The New York Times article "But Is Madoff Not So Good for the Jews? Discuss Among Yourselves" (January 16, 2009) starts promisingly, with a kind of joke:
Among some Orthodox Jews, one response to a member of the faith who egregiously violates their religion’s fundamental values and beliefs is to rend clothes and treat the transgressor as if he were dead — sitting shiva, or mourning, for him.

For the more secular there is a different response: convene a panel discussion.
But about halfway through the story about such a panel discussion at the 92nd Street Y, the reporting takes a turn for the worse:
The one good that may come out of this, Mr. [Michael] Steinhardt continued, is that it might prompt Jews to re-evaluate their charitable giving in these leaner times. Naming names, he called a handful of Jewish agencies "lousy, miserable, corrupt organizations”; he said contributors were "just plain stupid," for giving them money. "They spend $150 million for about 18 anti-Semitic incidents per year," he said.
Even though the Times reporter (along with a full house at the 92nd Street Y) heard the names of a handful of "corrupt" charities, the paper didn't report any of them.
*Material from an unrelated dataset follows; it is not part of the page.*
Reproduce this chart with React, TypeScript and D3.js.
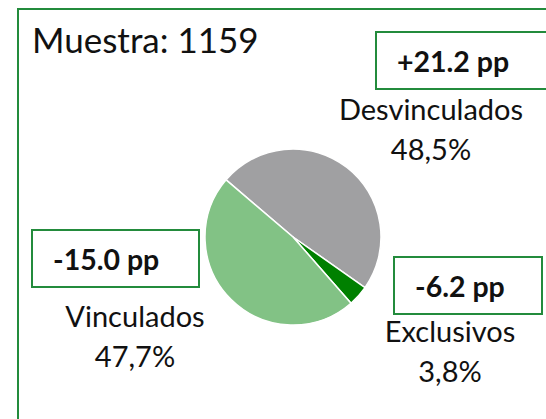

Bad form, to say the least.

Thursday, January 15, 2009


The Magical Madoffmobile?

Yesterday I happened to walk by the lair of ripoff artist Bernie Madoff as a horde of reporters, police officers, and other passersby awaited his exit for a court appointment.

So I stuck around until the gates opened and the Madoffmobile came forth and...um...made off.

It seemed that the driver nearly drove through a red light, but none of the police officials appeared to be in a ticketing mood.